* START MATERIAL FOR THE TASK *

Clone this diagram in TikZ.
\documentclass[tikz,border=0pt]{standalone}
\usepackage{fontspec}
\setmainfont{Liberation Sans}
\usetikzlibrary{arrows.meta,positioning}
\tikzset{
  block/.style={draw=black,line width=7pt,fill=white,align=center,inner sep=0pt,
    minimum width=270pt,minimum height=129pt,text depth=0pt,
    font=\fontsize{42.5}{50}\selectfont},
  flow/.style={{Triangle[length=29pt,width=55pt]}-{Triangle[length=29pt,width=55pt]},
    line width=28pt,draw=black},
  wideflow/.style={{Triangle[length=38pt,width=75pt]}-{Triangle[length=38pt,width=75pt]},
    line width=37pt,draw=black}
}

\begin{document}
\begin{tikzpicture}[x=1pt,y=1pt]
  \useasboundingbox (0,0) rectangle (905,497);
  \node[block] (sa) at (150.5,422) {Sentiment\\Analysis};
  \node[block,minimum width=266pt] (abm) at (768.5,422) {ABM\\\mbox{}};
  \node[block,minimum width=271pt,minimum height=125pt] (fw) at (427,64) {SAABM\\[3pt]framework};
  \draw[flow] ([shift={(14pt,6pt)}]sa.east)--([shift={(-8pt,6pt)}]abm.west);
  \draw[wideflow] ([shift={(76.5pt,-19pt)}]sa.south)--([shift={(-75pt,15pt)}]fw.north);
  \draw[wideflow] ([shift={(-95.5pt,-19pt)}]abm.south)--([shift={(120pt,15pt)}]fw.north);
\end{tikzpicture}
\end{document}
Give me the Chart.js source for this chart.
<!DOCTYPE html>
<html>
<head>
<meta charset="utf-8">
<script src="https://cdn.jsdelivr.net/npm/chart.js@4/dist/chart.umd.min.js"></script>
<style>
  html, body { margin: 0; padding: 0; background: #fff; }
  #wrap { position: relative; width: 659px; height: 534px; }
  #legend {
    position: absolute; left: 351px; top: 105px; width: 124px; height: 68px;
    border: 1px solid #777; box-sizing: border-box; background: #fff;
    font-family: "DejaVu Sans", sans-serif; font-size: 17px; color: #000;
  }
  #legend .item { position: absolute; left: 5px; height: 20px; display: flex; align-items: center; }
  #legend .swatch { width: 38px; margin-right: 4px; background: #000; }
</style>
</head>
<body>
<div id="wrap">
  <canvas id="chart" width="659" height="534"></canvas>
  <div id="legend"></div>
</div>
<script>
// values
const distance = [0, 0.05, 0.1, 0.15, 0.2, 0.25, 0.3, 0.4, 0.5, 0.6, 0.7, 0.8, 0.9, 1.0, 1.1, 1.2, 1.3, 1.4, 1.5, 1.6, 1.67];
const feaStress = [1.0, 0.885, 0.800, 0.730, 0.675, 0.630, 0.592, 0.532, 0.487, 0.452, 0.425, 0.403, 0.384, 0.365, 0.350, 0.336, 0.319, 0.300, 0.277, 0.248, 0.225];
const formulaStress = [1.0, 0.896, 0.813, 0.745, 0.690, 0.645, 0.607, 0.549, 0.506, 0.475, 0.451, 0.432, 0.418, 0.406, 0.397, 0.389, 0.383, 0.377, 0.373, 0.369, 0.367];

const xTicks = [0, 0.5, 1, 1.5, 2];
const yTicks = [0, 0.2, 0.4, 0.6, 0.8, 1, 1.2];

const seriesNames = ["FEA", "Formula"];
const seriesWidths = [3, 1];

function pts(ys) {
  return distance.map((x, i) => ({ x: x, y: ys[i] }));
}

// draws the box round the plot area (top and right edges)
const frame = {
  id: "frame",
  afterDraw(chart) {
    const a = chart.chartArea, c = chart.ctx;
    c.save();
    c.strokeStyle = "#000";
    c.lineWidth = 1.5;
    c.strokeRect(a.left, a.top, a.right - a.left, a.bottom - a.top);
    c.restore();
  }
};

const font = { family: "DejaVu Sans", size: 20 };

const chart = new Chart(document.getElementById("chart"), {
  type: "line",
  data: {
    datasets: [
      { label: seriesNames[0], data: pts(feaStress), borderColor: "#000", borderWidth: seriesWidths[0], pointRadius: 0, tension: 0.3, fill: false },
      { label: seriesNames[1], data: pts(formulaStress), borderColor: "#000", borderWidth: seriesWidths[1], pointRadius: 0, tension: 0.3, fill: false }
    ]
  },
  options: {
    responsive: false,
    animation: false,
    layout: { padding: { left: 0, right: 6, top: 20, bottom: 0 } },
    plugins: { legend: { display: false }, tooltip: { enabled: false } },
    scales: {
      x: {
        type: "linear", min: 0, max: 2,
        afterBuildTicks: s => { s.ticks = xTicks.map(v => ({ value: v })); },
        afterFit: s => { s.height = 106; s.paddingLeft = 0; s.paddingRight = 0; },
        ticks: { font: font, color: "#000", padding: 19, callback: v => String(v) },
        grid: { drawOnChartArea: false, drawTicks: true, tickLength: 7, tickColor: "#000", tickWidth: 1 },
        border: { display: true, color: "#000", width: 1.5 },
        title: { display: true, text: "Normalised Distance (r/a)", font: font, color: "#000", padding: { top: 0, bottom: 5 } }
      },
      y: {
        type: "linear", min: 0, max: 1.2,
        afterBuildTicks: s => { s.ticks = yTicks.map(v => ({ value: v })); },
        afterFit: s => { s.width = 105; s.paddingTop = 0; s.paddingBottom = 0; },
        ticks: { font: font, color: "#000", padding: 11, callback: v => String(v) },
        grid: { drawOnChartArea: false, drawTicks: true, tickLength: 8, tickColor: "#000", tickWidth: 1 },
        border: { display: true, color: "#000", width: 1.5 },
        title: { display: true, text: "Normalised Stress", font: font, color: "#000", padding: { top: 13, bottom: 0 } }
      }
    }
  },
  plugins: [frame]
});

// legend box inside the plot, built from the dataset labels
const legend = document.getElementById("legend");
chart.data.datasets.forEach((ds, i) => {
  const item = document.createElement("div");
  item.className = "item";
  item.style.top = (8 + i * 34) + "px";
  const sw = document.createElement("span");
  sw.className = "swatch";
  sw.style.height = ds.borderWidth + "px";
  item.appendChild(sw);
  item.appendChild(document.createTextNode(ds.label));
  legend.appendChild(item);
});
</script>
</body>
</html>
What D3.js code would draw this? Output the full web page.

* END MATERIAL FOR THE TASK *

WHAT THIS TASK INVOLVES:
Produce a verbatim transcription of the entries above.

EXERCISE SOLUTION:
Clone this diagram in TikZ.
\documentclass[tikz,border=0pt]{standalone}
\usepackage{fontspec}
\setmainfont{Liberation Sans}
\usetikzlibrary{arrows.meta,positioning}
\tikzset{
  block/.style={draw=black,line width=7pt,fill=white,align=center,inner sep=0pt,
    minimum width=270pt,minimum height=129pt,text depth=0pt,
    font=\fontsize{42.5}{50}\selectfont},
  flow/.style={{Triangle[length=29pt,width=55pt]}-{Triangle[length=29pt,width=55pt]},
    line width=28pt,draw=black},
  wideflow/.style={{Triangle[length=38pt,width=75pt]}-{Triangle[length=38pt,width=75pt]},
    line width=37pt,draw=black}
}

\begin{document}
\begin{tikzpicture}[x=1pt,y=1pt]
  \useasboundingbox (0,0) rectangle (905,497);
  \node[block] (sa) at (150.5,422) {Sentiment\\Analysis};
  \node[block,minimum width=266pt] (abm) at (768.5,422) {ABM\\\mbox{}};
  \node[block,minimum width=271pt,minimum height=125pt] (fw) at (427,64) {SAABM\\[3pt]framework};
  \draw[flow] ([shift={(14pt,6pt)}]sa.east)--([shift={(-8pt,6pt)}]abm.west);
  \draw[wideflow] ([shift={(76.5pt,-19pt)}]sa.south)--([shift={(-75pt,15pt)}]fw.north);
  \draw[wideflow] ([shift={(-95.5pt,-19pt)}]abm.south)--([shift={(120pt,15pt)}]fw.north);
\end{tikzpicture}
\end{document}
Give me the Chart.js source for this chart.
<!DOCTYPE html>
<html>
<head>
<meta charset="utf-8">
<script src="https://cdn.jsdelivr.net/npm/chart.js@4/dist/chart.umd.min.js"></script>
<style>
  html, body { margin: 0; padding: 0; background: #fff; }
  #wrap { position: relative; width: 659px; height: 534px; }
  #legend {
    position: absolute; left: 351px; top: 105px; width: 124px; height: 68px;
    border: 1px solid #777; box-sizing: border-box; background: #fff;
    font-family: "DejaVu Sans", sans-serif; font-size: 17px; color: #000;
  }
  #legend .item { position: absolute; left: 5px; height: 20px; display: flex; align-items: center; }
  #legend .swatch { width: 38px; margin-right: 4px; background: #000; }
</style>
</head>
<body>
<div id="wrap">
  <canvas id="chart" width="659" height="534"></canvas>
  <div id="legend"></div>
</div>
<script>
// values
const distance = [0, 0.05, 0.1, 0.15, 0.2, 0.25, 0.3, 0.4, 0.5, 0.6, 0.7, 0.8, 0.9, 1.0, 1.1, 1.2, 1.3, 1.4, 1.5, 1.6, 1.67];
const feaStress = [1.0, 0.885, 0.800, 0.730, 0.675, 0.630, 0.592, 0.532, 0.487, 0.452, 0.425, 0.403, 0.384, 0.365, 0.350, 0.336, 0.319, 0.300, 0.277, 0.248, 0.225];
const formulaStress = [1.0, 0.896, 0.813, 0.745, 0.690, 0.645, 0.607, 0.549, 0.506, 0.475, 0.451, 0.432, 0.418, 0.406, 0.397, 0.389, 0.383, 0.377, 0.373, 0.369, 0.367];

const xTicks = [0, 0.5, 1, 1.5, 2];
const yTicks = [0, 0.2, 0.4, 0.6, 0.8, 1, 1.2];

const seriesNames = ["FEA", "Formula"];
const seriesWidths = [3, 1];

function pts(ys) {
  return distance.map((x, i) => ({ x: x, y: ys[i] }));
}

// draws the box round the plot area (top and right edges)
const frame = {
  id: "frame",
  afterDraw(chart) {
    const a = chart.chartArea, c = chart.ctx;
    c.save();
    c.strokeStyle = "#000";
    c.lineWidth = 1.5;
    c.strokeRect(a.left, a.top, a.right - a.left, a.bottom - a.top);
    c.restore();
  }
};

const font = { family: "DejaVu Sans", size: 20 };

const chart = new Chart(document.getElementById("chart"), {
  type: "line",
  data: {
    datasets: [
      { label: seriesNames[0], data: pts(feaStress), borderColor: "#000", borderWidth: seriesWidths[0], pointRadius: 0, tension: 0.3, fill: false },
      { label: seriesNames[1], data: pts(formulaStress), borderColor: "#000", borderWidth: seriesWidths[1], pointRadius: 0, tension: 0.3, fill: false }
    ]
  },
  options: {
    responsive: false,
    animation: false,
    layout: { padding: { left: 0, right: 6, top: 20, bottom: 0 } },
    plugins: { legend: { display: false }, tooltip: { enabled: false } },
    scales: {
      x: {
        type: "linear", min: 0, max: 2,
        afterBuildTicks: s => { s.ticks = xTicks.map(v => ({ value: v })); },
        afterFit: s => { s.height = 106; s.paddingLeft = 0; s.paddingRight = 0; },
        ticks: { font: font, color: "#000", padding: 19, callback: v => String(v) },
        grid: { drawOnChartArea: false, drawTicks: true, tickLength: 7, tickColor: "#000", tickWidth: 1 },
        border: { display: true, color: "#000", width: 1.5 },
        title: { display: true, text: "Normalised Distance (r/a)", font: font, color: "#000", padding: { top: 0, bottom: 5 } }
      },
      y: {
        type: "linear", min: 0, max: 1.2,
        afterBuildTicks: s => { s.ticks = yTicks.map(v => ({ value: v })); },
        afterFit: s => { s.width = 105; s.paddingTop = 0; s.paddingBottom = 0; },
        ticks: { font: font, color: "#000", padding: 11, callback: v => String(v) },
        grid: { drawOnChartArea: false, drawTicks: true, tickLength: 8, tickColor: "#000", tickWidth: 1 },
        border: { display: true, color: "#000", width: 1.5 },
        title: { display: true, text: "Normalised Stress", font: font, color: "#000", padding: { top: 13, bottom: 0 } }
      }
    }
  },
  plugins: [frame]
});

// legend box inside the plot, built from the dataset labels
const legend = document.getElementById("legend");
chart.data.datasets.forEach((ds, i) => {
  const item = document.createElement("div");
  item.className = "item";
  item.style.top = (8 + i * 34) + "px";
  const sw = document.createElement("span");
  sw.className = "swatch";
  sw.style.height = ds.borderWidth + "px";
  item.appendChild(sw);
  item.appendChild(document.createTextNode(ds.label));
  legend.appendChild(item);
});
</script>
</body>
</html>
What D3.js code would draw this? Output the full web page.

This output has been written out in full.